Hands-on fur and head in feathers, tails curled and pulsed the same. Peach moons and soft snow, Morris slips us deeply into a pre-time language we forgot and forsook.
Despite the geologists' knowledge and craft,
mocking magnets, graphs, and maps -
in a split second the dream
piles before us mountains as stony
as real life.
From Wislawa Szymborska's "Dreams" published in Here.
She asked him, What
is the scent of snow?
He replied.
Soft, cold, blue.
And she asked if blue
could be a scent.
He answered,
Moss, tundra,
clean earth and lichen.
The scent of snow is calm,
An absence of scent that
illuminates, so that any
warm life smells so rich.
My mom sends me photos of snow back home, and I swear, I SWEAR; I can smell it. It is so fresh, so new. Held in unrepeating fractals, turning slightly sour when mixed with human scent. The smell of snow breaking down in the heat of living things.
I am lucky. My mind is visual in memory, personality, and pursuit. If my hands had eyes, I would be an artist, indeed. But alas. Writing is how my mind makes art.
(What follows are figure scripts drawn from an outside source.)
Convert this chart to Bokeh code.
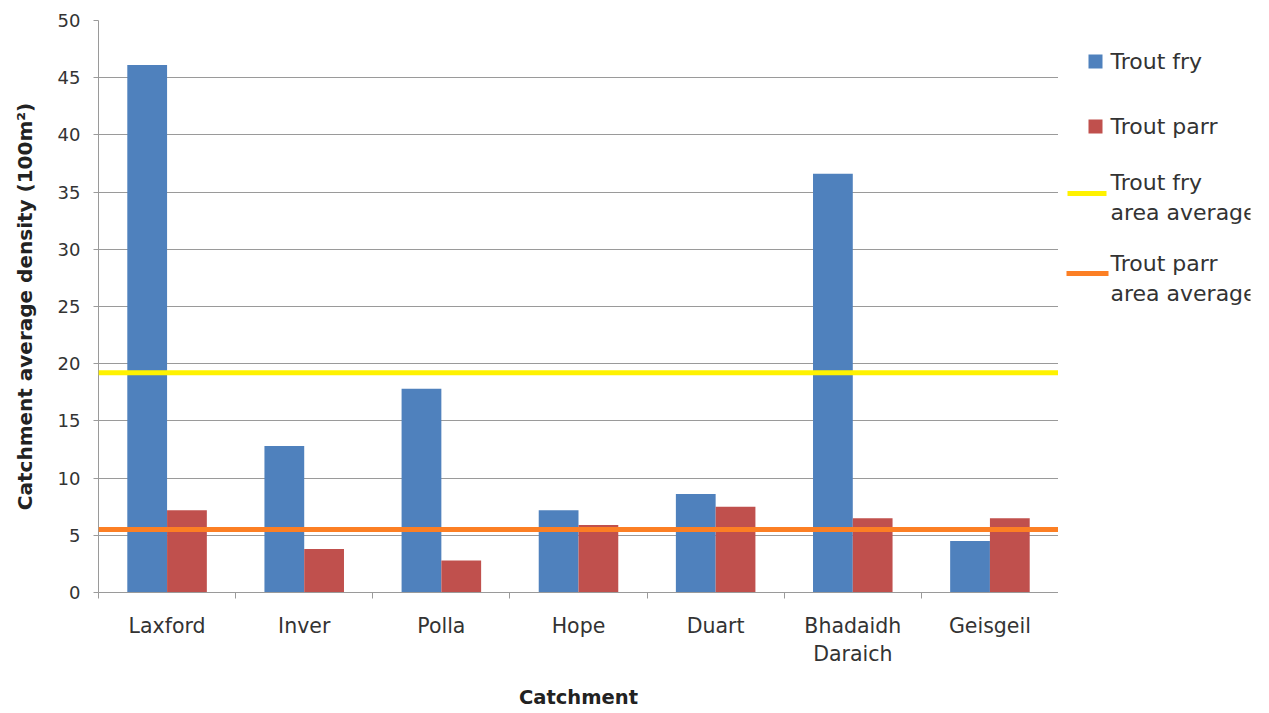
from bokeh.plotting import figure
from bokeh.layouts import row
from bokeh.models import (Range1d, FixedTicker, SingleIntervalTicker, Span,
                          ColumnDataSource)
from bokeh.core.properties import value
from bokeh.embed import file_html
from bokeh.resources import INLINE

# Survey data
catchments = ["Laxford", "Inver", "Polla", "Hope", "Duart", "Bhadaidh\nDaraich", "Geisgeil"]
trout_fry = [46.1, 12.8, 17.8, 7.2, 8.6, 36.6, 4.5]
trout_parr = [7.2, 3.8, 2.8, 5.9, 7.5, 6.5, 6.5]
fry_area_average = 19.2
parr_area_average = 5.5

FRY_COLOR = "#4F81BD"
PARR_COLOR = "#C0504D"
FRY_AVG_COLOR = "#FFF200"
PARR_AVG_COLOR = "#FC7F24"
TEXT_COLOR = "#333333"
GRID_COLOR = "#9A9A9A"
FONT = "DejaVu Sans"

PAGE_H = 713
FRAME_TOP = 20
FRAME_BOTTOM = 592

n = len(catchments)
centers = [i + 0.5 for i in range(n)]
bar_w = 0.29

src = ColumnDataSource(dict(
    x_fry=[c - bar_w / 2 for c in centers],
    x_parr=[c + bar_w / 2 for c in centers],
    fry=trout_fry,
    parr=trout_parr,
))

p = figure(width=1058, height=PAGE_H, output_backend="svg", toolbar_location=None,
           x_range=Range1d(0, n), y_range=Range1d(0, 50),
           min_border_left=98, min_border_right=0, min_border_top=FRAME_TOP,
           min_border_bottom=PAGE_H - FRAME_BOTTOM)
p.outline_line_color = None
p.background_fill_color = "white"
p.border_fill_color = "white"

p.vbar(x="x_fry", top="fry", width=bar_w, bottom=0, source=src,
       fill_color=FRY_COLOR, line_color=None)
p.vbar(x="x_parr", top="parr", width=bar_w, bottom=0, source=src,
       fill_color=PARR_COLOR, line_color=None)

p.add_layout(Span(location=fry_area_average, dimension="width",
                  line_color=FRY_AVG_COLOR, line_width=5))
p.add_layout(Span(location=parr_area_average, dimension="width",
                  line_color=PARR_AVG_COLOR, line_width=5))

# x axis: labels at category centres, tick marks at category boundaries
xa = p.xaxis[0]
xa.ticker = FixedTicker(ticks=centers, minor_ticks=list(range(n + 1)))
xa.major_label_overrides = {c: name for c, name in zip(centers, catchments)}
xa.major_tick_in = 0
xa.major_tick_out = 0
xa.minor_tick_in = 0
xa.minor_tick_out = 6
xa.minor_tick_line_color = GRID_COLOR
xa.axis_line_color = GRID_COLOR
xa.major_label_text_font = FONT
xa.major_label_text_font_size = "20.5px"
xa.major_label_text_color = TEXT_COLOR
xa.major_label_standoff = 15
xa.axis_label = "Catchment"
xa.axis_label_text_font = FONT
xa.axis_label_text_font_size = "19.5px"
xa.axis_label_text_font_style = "bold"
xa.axis_label_text_color = "#222222"
xa.axis_label_standoff = 17

ya = p.yaxis[0]
ya.ticker = SingleIntervalTicker(interval=5)
ya.minor_tick_line_color = None
ya.major_tick_in = 0
ya.major_tick_out = 5
ya.major_tick_line_color = GRID_COLOR
ya.axis_line_color = GRID_COLOR
ya.major_label_text_font = FONT
ya.major_label_text_font_size = "18px"
ya.major_label_text_color = TEXT_COLOR
ya.major_label_standoff = 13
ya.axis_label = "Catchment average density (100m\u00b2)"
ya.axis_label_text_font = FONT
ya.axis_label_text_font_size = "20px"
ya.axis_label_text_font_style = "bold"
ya.axis_label_text_color = "#222222"
ya.axis_label_standoff = 18

p.xgrid.grid_line_color = None
p.ygrid.grid_line_color = GRID_COLOR
p.ygrid.ticker = SingleIntervalTicker(interval=5)

# Legend panel: its own small figure; the row lines its frame up with the
# chart's frame, so its y range is given in page pixels
leg = figure(title=None, width=211, height=PAGE_H, output_backend="svg",
             toolbar_location=None, x_axis_location=None, y_axis_location=None,
             x_range=Range1d(0, 192), y_range=Range1d(FRAME_BOTTOM, FRAME_TOP),
             min_border=0, min_border_right=19, min_border_top=FRAME_TOP,
             min_border_bottom=PAGE_H - FRAME_BOTTOM)
leg.grid.visible = False
leg.outline_line_color = None
leg.border_fill_color = "white"

leg.rect(x=[37, 37], y=[61, 126], width=14, height=14,
         fill_color=[FRY_COLOR, PARR_COLOR], line_color=None)
leg.segment(x0=[9, 8], y0=[193, 273], x1=[48, 50], y1=[193, 273],
            line_color=[FRY_AVG_COLOR, PARR_AVG_COLOR], line_width=5)
leg.text(x=[52] * 6, y=[61, 126, 182, 212, 263, 293],
         text=["Trout fry", "Trout parr", "Trout fry", "area average",
               "Trout parr", "area average"],
         text_font=value(FONT), text_font_size="22px", text_color=TEXT_COLOR,
         text_align="left", text_baseline="middle")

layout = row(p, leg, spacing=0)
open("out.html", "w").write(file_html(layout, INLINE))
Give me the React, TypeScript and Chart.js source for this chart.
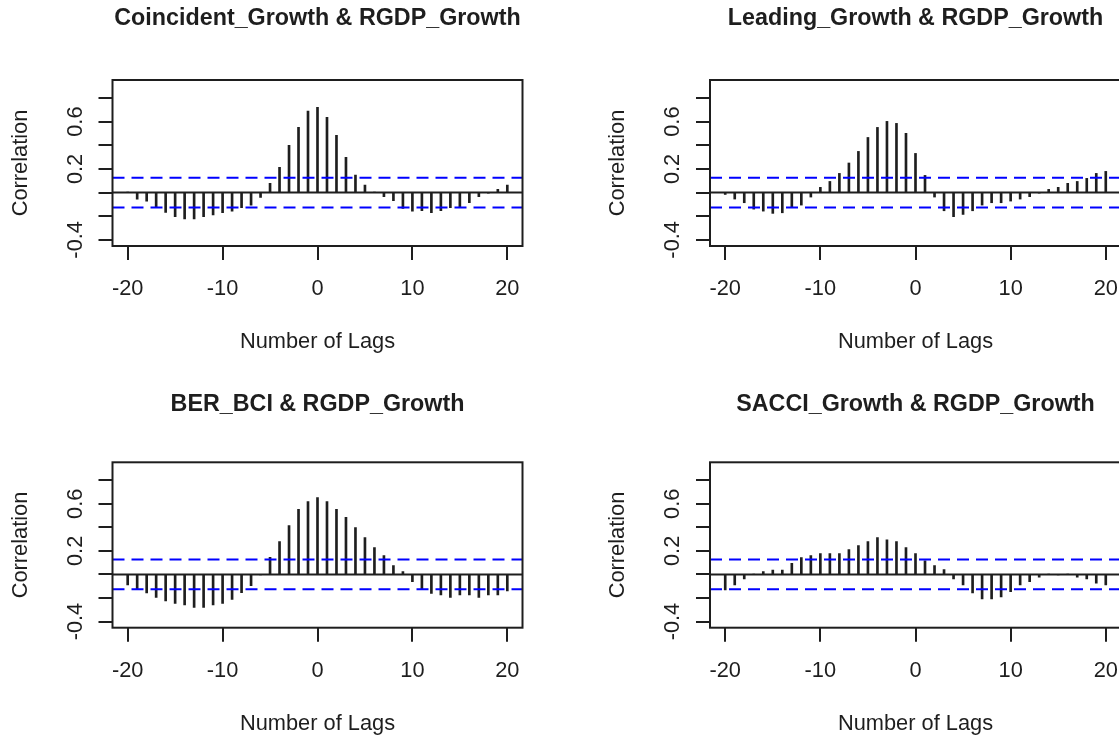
import React, { useEffect, useRef } from "react";
import { Chart, registerables } from "chart.js";

Chart.register(...registerables);

// ---- data ----
const LAGS = [
  -20, -19, -18, -17, -16, -15, -14, -13, -12, -11, -10, -9, -8, -7, -6, -5, -4, -3, -2, -1,
  0, 1, 2, 3, 4, 5, 6, 7, 8, 9, 10, 11, 12, 13, 14, 15, 16, 17, 18, 19, 20,
];

const COINCIDENT = [
  0.004, -0.055, -0.072, -0.12, -0.168, -0.204, -0.224, -0.224, -0.204, -0.19,
  -0.171, -0.157, -0.128, -0.106, -0.041, 0.078, 0.213, 0.399, 0.551, 0.689,
  0.72,
  0.636, 0.484, 0.298, 0.148, 0.063, 0.005, -0.035, -0.069, -0.134, -0.157,
  -0.154, -0.171, -0.154, -0.128, -0.12, -0.086, -0.035, -0.005, 0.027, 0.063,
];

const LEADING = [
  -0.016, -0.055, -0.086, -0.14, -0.157, -0.176, -0.171, -0.128, -0.106, -0.038,
  0.044, 0.094, 0.162, 0.25, 0.348, 0.466, 0.551, 0.602, 0.585, 0.501,
  0.331,
  0.145, -0.038, -0.154, -0.204, -0.185, -0.154, -0.106, -0.086, -0.086, -0.072,
  -0.055, -0.035, -0.005, 0.027, 0.044, 0.078, 0.094, 0.12, 0.162, 0.179,
];

const BER_BCI = [
  -0.089, -0.126, -0.157, -0.194, -0.225, -0.245, -0.259, -0.279, -0.279, -0.259,
  -0.245, -0.211, -0.154, -0.095, -0.005, 0.146, 0.279, 0.415, 0.553, 0.618,
  0.652,
  0.618, 0.553, 0.485, 0.398, 0.313, 0.228, 0.16, 0.075, 0.024, -0.061,
  -0.126, -0.16, -0.174, -0.194, -0.174, -0.174, -0.194, -0.174, -0.174, -0.14,
];

const SACCI = [
  -0.132, -0.089, -0.038, 0.003, 0.024, 0.038, 0.038, 0.095, 0.143, 0.16,
  0.177, 0.177, 0.177, 0.211, 0.245, 0.279, 0.313, 0.293, 0.279, 0.228,
  0.177,
  0.115, 0.075, 0.041, -0.038, -0.089, -0.157, -0.208, -0.208, -0.191, -0.146,
  -0.089, -0.061, -0.024, 0.003, -0.003, 0.003, -0.024, -0.038, -0.075, -0.089,
];

const CI_BOUND = 0.126;
const X_TICKS = [-20, -10, 0, 10, 20];
const Y_TICKS = [-0.4, -0.2, 0, 0.2, 0.4, 0.6, 0.8];
const Y_TICK_LABELS = ["-0.4", "", "", "0.2", "", "0.6", ""];
const X_LIMITS = [-21.6, 21.6];
const Y_LIMITS = [-0.452, 0.952];
const TITLES = [
  "Coincident_Growth & RGDP_Growth",
  "Leading_Growth & RGDP_Growth",
  "BER_BCI & RGDP_Growth",
  "SACCI_Growth & RGDP_Growth",
];
const X_TITLE = "Number of Lags";
const Y_TITLE = "Correlation";

const INK = "#1e1e1e";
const FONT = 'Arimo, "Liberation Sans", Arial, sans-serif';

type PanelProps = {
  title: string;
  values: number[];
  left: number;
  top: number;
  width: number;
  height: number;
  pad: { left: number; right: number; top: number; bottom: number };
  titleGap: number;
};

function Panel(props: PanelProps) {
  const ref = useRef<HTMLCanvasElement | null>(null);
  useEffect(() => {
    const canvas = ref.current;
    if (!canvas) return;
    const decor = {
      id: "rdecor",
      afterDraw(chart: any) {
        const { ctx, chartArea: a } = chart;
        const xs = chart.scales.x;
        const ys = chart.scales.y;
        ctx.save();
        ctx.strokeStyle = INK;
        ctx.lineWidth = 2;
        ctx.strokeRect(a.left, a.top, a.right - a.left, a.bottom - a.top);
        ctx.beginPath();
        X_TICKS.forEach((v) => {
          const px = Math.round(xs.getPixelForValue(v));
          ctx.moveTo(px, a.bottom);
          ctx.lineTo(px, a.bottom + 14);
        });
        Y_TICKS.forEach((v) => {
          const py = Math.round(ys.getPixelForValue(v));
          ctx.moveTo(a.left, py);
          ctx.lineTo(a.left - 14, py);
        });
        ctx.stroke();
        ctx.fillStyle = INK;
        ctx.textAlign = "center";
        ctx.textBaseline = "alphabetic";
        ctx.font = `21.8px ${FONT}`;
        X_TICKS.forEach((v) => {
          ctx.fillText(String(v), xs.getPixelForValue(v), a.bottom + 49);
        });
        ctx.fillText(X_TITLE, (a.left + a.right) / 2, a.bottom + 102);
        Y_TICKS.forEach((v, i) => {
          const lab = Y_TICK_LABELS[i];
          if (!lab) return;
          ctx.save();
          ctx.translate(a.left - 31, ys.getPixelForValue(v));
          ctx.rotate(-Math.PI / 2);
          ctx.fillText(lab, 0, 0);
          ctx.restore();
        });
        ctx.save();
        ctx.translate(a.left - 86, (a.top + a.bottom) / 2);
        ctx.rotate(-Math.PI / 2);
        ctx.fillText(Y_TITLE, 0, 0);
        ctx.restore();
        ctx.font = `bold 23.3px ${FONT}`;
        ctx.fillText(props.title, (a.left + a.right) / 2, a.top - props.titleGap);
        ctx.restore();
      },
    };
    const chart = new Chart(canvas, {
      type: "bar",
      data: {
        datasets: [
          {
            type: "bar",
            data: LAGS.map((l, i) => ({ x: l, y: props.values[i] })),
            backgroundColor: INK,
            borderWidth: 0,
            barThickness: 2,
            order: 3,
          } as any,
          {
            type: "line",
            data: [
              { x: X_LIMITS[0], y: 0 },
              { x: X_LIMITS[1], y: 0 },
            ],
            borderColor: INK,
            borderWidth: 2,
            pointRadius: 0,
            fill: false,
            order: 2,
          } as any,
          {
            type: "line",
            data: [
              { x: X_LIMITS[0], y: CI_BOUND },
              { x: X_LIMITS[1], y: CI_BOUND },
            ],
            borderColor: "#0000ff",
            borderWidth: 2,
            borderDash: [12, 7],
            pointRadius: 0,
            fill: false,
            order: 1,
          } as any,
          {
            type: "line",
            data: [
              { x: X_LIMITS[0], y: -CI_BOUND },
              { x: X_LIMITS[1], y: -CI_BOUND },
            ],
            borderColor: "#0000ff",
            borderWidth: 2,
            borderDash: [12, 7],
            pointRadius: 0,
            fill: false,
            order: 1,
          } as any,
        ],
      },
      options: {
        animation: false,
        responsive: false,
        devicePixelRatio: 1,
        layout: { padding: props.pad },
        plugins: {
          legend: { display: false },
          title: { display: false },
          tooltip: { enabled: false },
        },
        scales: {
          x: {
            type: "linear",
            min: X_LIMITS[0],
            max: X_LIMITS[1],
            offset: false,
            grid: { offset: false },
            display: false,
            afterBuildTicks: (s: any) => {
              s.ticks = X_TICKS.map((v) => ({ value: v }));
            },
          },
          y: {
            type: "linear",
            min: Y_LIMITS[0],
            max: Y_LIMITS[1],
            display: false,
            afterBuildTicks: (s: any) => {
              s.ticks = Y_TICKS.map((v) => ({ value: v }));
            },
          },
        },
      } as any,
      plugins: [decor],
    });
    return () => chart.destroy();
  }, []);
  return (
    <canvas
      ref={ref}
      width={props.width}
      height={props.height}
      style={{
        position: "absolute",
        left: props.left,
        top: props.top,
        width: props.width,
        height: props.height,
      }}
    />
  );
}

export default function App() {
  const W_L = 560;
  const W_R = 565;
  const H = 369;
  const padLeftCol = { left: 112.5, right: W_L - 522.5 };
  const padRightCol = { left: 150, right: W_R - 561 };
  const padTopRow = { top: 80, bottom: H - 246 };
  const padBotRow = { top: 462.3 - 369, bottom: H - (627.7 - 369) };
  return (
    <div
      style={{
        position: "absolute",
        left: 0,
        top: 0,
        width: 1119,
        height: 738,
        overflow: "hidden",
        background: "#ffffff",
      }}
    >
      <Panel
        title={TITLES[0]}
        values={COINCIDENT}
        left={0}
        top={0}
        width={W_L}
        height={H}
        pad={{ ...padLeftCol, ...padTopRow }}
        titleGap={55}
      />
      <Panel
        title={TITLES[1]}
        values={LEADING}
        left={560}
        top={0}
        width={W_R}
        height={H}
        pad={{ ...padRightCol, ...padTopRow }}
        titleGap={55}
      />
      <Panel
        title={TITLES[2]}
        values={BER_BCI}
        left={0}
        top={369}
        width={W_L}
        height={H}
        pad={{ ...padLeftCol, ...padBotRow }}
        titleGap={51}
      />
      <Panel
        title={TITLES[3]}
        values={SACCI}
        left={560}
        top={369}
        width={W_R}
        height={H}
        pad={{ ...padRightCol, ...padBotRow }}
        titleGap={51}
      />
    </div>
  );
}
Anyway, night after night, I slip into sleep, watching the movie of my life,
The last images to arrive, the deepest sanctuary of the mind, are those of me hiking across America alone, a trip years ago. The harmony of body and nature. Each root, step, rock for rest, and curious bird remembered. Each paw's weight is on the earth at night. It was the most formidable doing of my life, and I find refuge in the me who did it.
Curled close in the curves of creatures,
she rests now. Warm.
Safe.
Unwinding is a book for our exhausted, overwhelmed consciousness. We are just so awake. I mean that in a non-political sense. We long to be safe, secure, control of our lives, and we are not. We are so fearful and angry (the words are not enough).
Let this book give you the refuge of your most loved self.
Other stories to drink before bed: Mary Oliver's melodies to the loves of her life, and the extant body of work that is Wendell Berry's poetry, Robert Macfarlane's search for wild places of the heart, Emma Mitchell's sojourn into nature and out of depression, a trip taken daily or Rachel Carson's generous observation of the natural world and all its splendor.
Unwind yourself into this book, and it will hold you fast. Firm. Safe. Into and beyond the dreamy, wild twilight.